ステップ3:定期的な「進捗を確認する仕組み」を作る
最も重要なステップの一つです。せっかく立てた計画も、実行されているかを確認し合わなければ、自然と形骸化してしまいます。
- 確認の場と頻度: 週に一度など、短い時間でも良いので、夫婦で顔を合わせ、行動目標の進捗について確認し合う時間を設けます。夕食後や週末の落ち着いた時間などが考えられます。
- 「見える化」する工夫: 行動目標と計画、そして実行できたかどうかを「見える化」すると、客観的に状況を把握しやすくなります。特別なツールは必要ありません。例えば、冷蔵庫に貼ったリストにチェックを入れる、共有のノートに書き込む、簡単なスプレッドボードアプリを使うなど、お互いにとって負担が少なく、続けやすい方法を選びます。
- 事実に基づいて話す: 進捗確認の際は、感情的にならず、「〇〇はできた」「〇〇はできなかった」という事実に基づいて話すよう心がけます。
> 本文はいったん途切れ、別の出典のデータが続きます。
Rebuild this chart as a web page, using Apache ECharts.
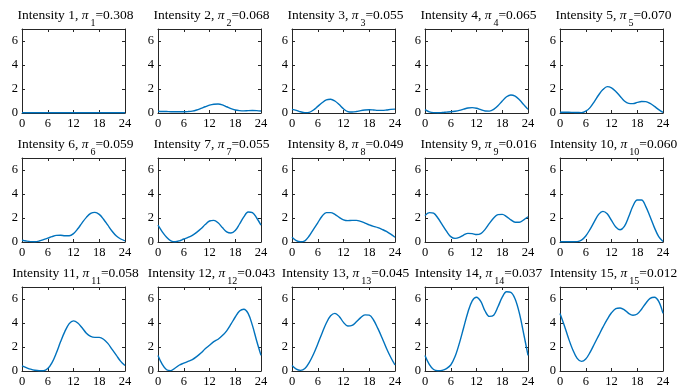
<!DOCTYPE html>
<html>
<head>
<meta charset="utf-8">
<script src="https://cdn.jsdelivr.net/npm/echarts@6/dist/echarts.min.js"></script>
<style>
html,body{margin:0;padding:0;background:#fff;}
#chart{width:690px;height:392px;}
</style>
</head>
<body>
<div id="chart"></div>
<script>
// Hour of day (x values shared by all intensities)
const hours = [0,1,2,3,4,5,6,7,8,9,10,11,12,13,14,15,16,17,18,19,20,21,22,23,24];
// Mixture weights pi_k
const piValues = ['0.308','0.068','0.055','0.065','0.070','0.059','0.055','0.049','0.016','0.060','0.058','0.043','0.045','0.037','0.012'];
// X tick labels / Y tick labels
const xTicks = [0,6,12,18,24];
const yTicks = [0,2,4,6];

// Intensity curves, value at each hour
const intensity1  = [0.02,0.02,0.02,0.02,0.02,0.02,0.02,0.02,0.02,0.02,0.02,0.02,0.02,0.02,0.02,0.02,0.02,0.02,0.02,0.02,0.02,0.02,0.02,0.02,0.02];
const intensity2  = [0.15,0.13,0.12,0.1,0.1,0.1,0.1,0.12,0.16,0.25,0.38,0.52,0.65,0.73,0.75,0.68,0.52,0.36,0.25,0.2,0.18,0.2,0.21,0.2,0.17];
const intensity3  = [0.3,0.22,0.1,0.03,0.05,0.25,0.55,0.85,1.1,1.15,1.0,0.7,0.35,0.12,0.08,0.12,0.2,0.25,0.27,0.25,0.22,0.22,0.25,0.3,0.32];
const intensity4  = [0.28,0.1,0.03,0.02,0.04,0.07,0.1,0.15,0.22,0.32,0.42,0.45,0.4,0.28,0.17,0.16,0.3,0.6,1.0,1.35,1.5,1.4,1.1,0.7,0.3];
const intensity5  = [0.06,0.06,0.06,0.05,0.04,0.03,0.15,0.45,0.95,1.5,1.95,2.2,2.1,1.8,1.4,1.0,0.8,0.78,0.88,0.96,0.95,0.8,0.55,0.28,0.05];
const intensity6  = [0.15,0.08,0.03,0.02,0.08,0.2,0.32,0.45,0.55,0.56,0.52,0.52,0.7,1.1,1.6,2.05,2.38,2.47,2.3,1.9,1.4,0.9,0.5,0.25,0.1];
const intensity7  = [1.4,0.85,0.4,0.1,0.02,0.1,0.25,0.38,0.55,0.8,1.1,1.45,1.75,1.8,1.6,1.2,0.85,0.75,0.95,1.5,2.1,2.5,2.45,2.0,1.4];
const intensity8  = [0.4,0.12,0.02,0.1,0.5,1.05,1.6,2.15,2.45,2.45,2.3,2.05,1.85,1.78,1.8,1.8,1.72,1.58,1.42,1.3,1.2,1.05,0.88,0.65,0.4];
const intensity9  = [2.2,2.45,2.4,2.0,1.45,0.9,0.45,0.3,0.38,0.58,0.72,0.7,0.62,0.7,1.05,1.55,2.0,2.28,2.3,2.12,1.85,1.65,1.65,1.85,2.1];
const intensity10 = [0.02,0.02,0.02,0.02,0.03,0.15,0.5,1.05,1.7,2.3,2.55,2.35,1.8,1.25,1.02,1.3,2.1,3.0,3.5,3.5,2.95,2.1,1.2,0.45,0.05];
const intensity11 = [0.42,0.28,0.15,0.06,0.02,0.02,0.2,0.7,1.5,2.45,3.3,3.95,4.18,4.0,3.6,3.15,2.88,2.8,2.8,2.65,2.3,1.8,1.3,0.8,0.45];
const intensity12 = [1.3,0.55,0.1,0.03,0.25,0.5,0.65,0.8,0.95,1.2,1.5,1.85,2.15,2.45,2.65,2.95,3.35,3.9,4.5,5.0,5.15,4.8,3.8,2.5,1.3];
const intensity13 = [0.45,0.15,0.05,0.2,0.7,1.4,2.25,3.15,4.0,4.6,4.8,4.55,4.05,3.75,3.8,4.1,4.45,4.68,4.65,4.25,3.55,2.75,1.9,1.15,0.5];
const intensity14 = [1.3,0.55,0.12,0.02,0.05,0.2,0.5,1.2,2.3,3.6,4.9,5.85,6.15,5.8,5.0,4.55,4.65,5.35,6.15,6.6,6.55,6.0,4.8,3.1,1.3];
const intensity15 = [4.8,3.8,2.7,1.75,1.05,0.8,1.0,1.55,2.25,2.95,3.65,4.3,4.85,5.2,5.25,5.1,4.8,4.65,4.75,5.15,5.65,6.05,6.15,5.8,4.8];

const curves = [intensity1,intensity2,intensity3,intensity4,intensity5,intensity6,intensity7,intensity8,
                intensity9,intensity10,intensity11,intensity12,intensity13,intensity14,intensity15];

const FONT = '"Liberation Serif","Times New Roman",serif';
const AX = '#262626';
const colLeft = [22, 158, 292, 425, 560];
const rowTop = [29, 158, 287];
const W = 103, H = 84;

const grids = [], xAxes = [], yAxes = [], series = [], graphics = [];
curves.forEach((vals, i) => {
  const r = Math.floor(i / 5), c = i % 5;
  const left = colLeft[c], top = rowTop[r];
  grids.push({left: left, top: top, width: W, height: H, containLabel: false});
  const xBase = {
    gridIndex: i, type: 'value', min: xTicks[0], max: xTicks[xTicks.length-1], interval: 6,
    axisLine: {show: true, onZero: false, lineStyle: {color: AX, width: 1}},
    axisTick: {show: true, inside: true, length: 3, lineStyle: {color: AX}},
    splitLine: {show: false}
  };
  xAxes.push(Object.assign({}, xBase, {position: 'bottom',
    axisLabel: {show: true, color: '#000', fontFamily: FONT, fontSize: 12.5, margin: 4}}));
  xAxes.push(Object.assign({}, xBase, {position: 'top', axisLabel: {show: false}}));
  const yBase = {
    gridIndex: i, type: 'value', min: 0, max: 7, interval: 2,
    axisLine: {show: true, onZero: false, lineStyle: {color: AX, width: 1}},
    axisTick: {show: true, inside: true, length: 3, lineStyle: {color: AX}},
    splitLine: {show: false}
  };
  yAxes.push(Object.assign({}, yBase, {position: 'left',
    axisLabel: {show: true, color: '#000', fontFamily: FONT, fontSize: 12.5, margin: 4, showMaxLabel: false,
      formatter: v => (yTicks.indexOf(v) >= 0 ? String(v) : '')}}));
  yAxes.push(Object.assign({}, yBase, {position: 'right', axisLabel: {show: false}}));
  series.push({
    type: 'line', xAxisIndex: 2*i, yAxisIndex: 2*i,
    data: hours.map((h, j) => [h, vals[j]]),
    smooth: 0.35, showSymbol: false, symbol: 'none', clip: true,
    lineStyle: {color: '#0072BD', width: 1.4}
  });
  const k = i + 1;
  graphics.push({
    type: 'text', x: left + W/2 + 2, y: top - 21, silent: true,
    style: {
      text: '{a|Intensity ' + k + ', }{p|π}{s|' + k + '}{a|=' + piValues[i] + '}',
      align: 'center', verticalAlign: 'top',
      rich: {
        a: {fontFamily: FONT, fontSize: 13.5, lineHeight: 15, verticalAlign: 'top', fill: '#000', color: '#000'},
        p: {fontFamily: FONT, fontSize: 13.5, fontStyle: 'italic', lineHeight: 15, verticalAlign: 'top', fill: '#000', color: '#000', padding: [0, 2, 0, 0]},
        s: {fontFamily: FONT, fontSize: 10, lineHeight: 11, verticalAlign: 'top', padding: [10.5, 0, 0, 0], fill: '#000', color: '#000'}
      }
    }
  });
});

const chart = echarts.init(document.getElementById('chart'), null, {renderer: 'canvas'});
chart.setOption({
  animation: false,
  backgroundColor: '#fff',
  grid: grids, xAxis: xAxes, yAxis: yAxes, series: series,
  graphic: graphics
});
</script>
</body>
</html>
できたことにはポジティブなフィードバックを、できなかったことには「なぜできなかったのか」「どうすればできるか」を一緒に考えます。
ステップ4:定期的な「振り返りと調整」を行う
最初に立てた計画が常にうまくいくとは限りません。定期的に(例えば1ヶ月に一度など)少し長めの時間を取って、これまでの取り組みを振り返り、必要に応じて目標や計画を調整します。
- 振り返りの観点: 設定した行動目標は適切だったか、計画は無理がなかったか、進捗確認の仕組みは機能しているか、何か問題は生じているかなどを話し合います。
- 柔軟な調整: 状況や感情の変化に合わせて、目標や計画を柔軟に見直します。「毎日やるのは難しかったから、まずは週に3回にしてみよう」「このやり方は負担が大きいから、別の方法を試してみよう」など、建設的な調整を行います。
ステップ5:互いの努力を「承認・評価」する文化を育む
これはステップというよりも、取り組み全体を通して大切にしたい姿勢です。夫婦が共に努力している過程を認め、互いの行動や変化に対して感謝や肯定的な言葉を伝えることで、モチベーションを維持し、協力関係を強化することができます。
- 小さな変化を褒める: 計画通りにできたことだけでなく、努力した過程や、小さな変化も見逃さずに言葉で伝えます。「毎日声をかけてくれてありがとう」「リストを作ってくれたから助かったよ」など。
- 結果だけでなくプロセスを評価する: 例え目標達成が難しかったとしても、挑戦したこと、改善しようと努力しているプロセスそのものを評価します。
- 感謝の言葉を習慣にする: 「ありがとう」「助かります」といった感謝の言葉を意識的に使うことで、ポジティブな雰囲気を作り出します。
行動計画と進捗管理を成功させるためのヒント
- 完璧を目指さない: 最初からすべてを完璧にこなそうとせず、まずは一つか二つの小さなことから始めてみましょう。
- 対話の質を重視する: 進捗確認や振り返りの時間は、単なる業務報告ではなく、お互いの状況や気持ちを理解し合う対話の機会と捉えます。非難ではなく、事実と解決策に焦点を当てます。
- 無理のないペースで: 立てる計画は、お互いにとって現実的で無理のない範囲に設定することが重要です。継続することが最も大切です。
- ツールはシンプルに: 高度なアプリやシステムに頼る必要はありません。ノート、カレンダー、ホワイトボードなど、使い慣れたシンプルなツールが長続きしやすい場合があります。
まとめ:行動が夫婦関係の溝を埋める
夫婦間の価値観の違いから生じる衝突や溝は、一度の話し合いだけで魔法のように消えるわけではありません。重要なのは、話し合いで得られた合意を具体的な「行動」に落とし込み、その実行を二人で協力して「管理」し、「継続」していくプロセスです。
今回ご紹介した行動計画と進捗管理のステップは、一見すると夫婦関係に持ち込むには無機質なアプローチに見えるかもしれません。しかし、これは感情的な側面を無視するのではなく、感情に流されずに問題解決を進めるための「型」を提供するものです。この型に沿って具体的な行動を積み重ねることで、少しずつでも夫婦関係に肯定的な変化をもたらし、長年の溝を埋めていく確かな一歩を踏み出すことができるはずです。
行動が変われば、やがて意識が変わり、価値観の違いに対する捉え方も変わってくる可能性があります。建設的な対話とその後の具体的な行動、そして継続的な振り返りを通じて、より安定し、前向きな夫婦関係を築いていくことを目指しましょう。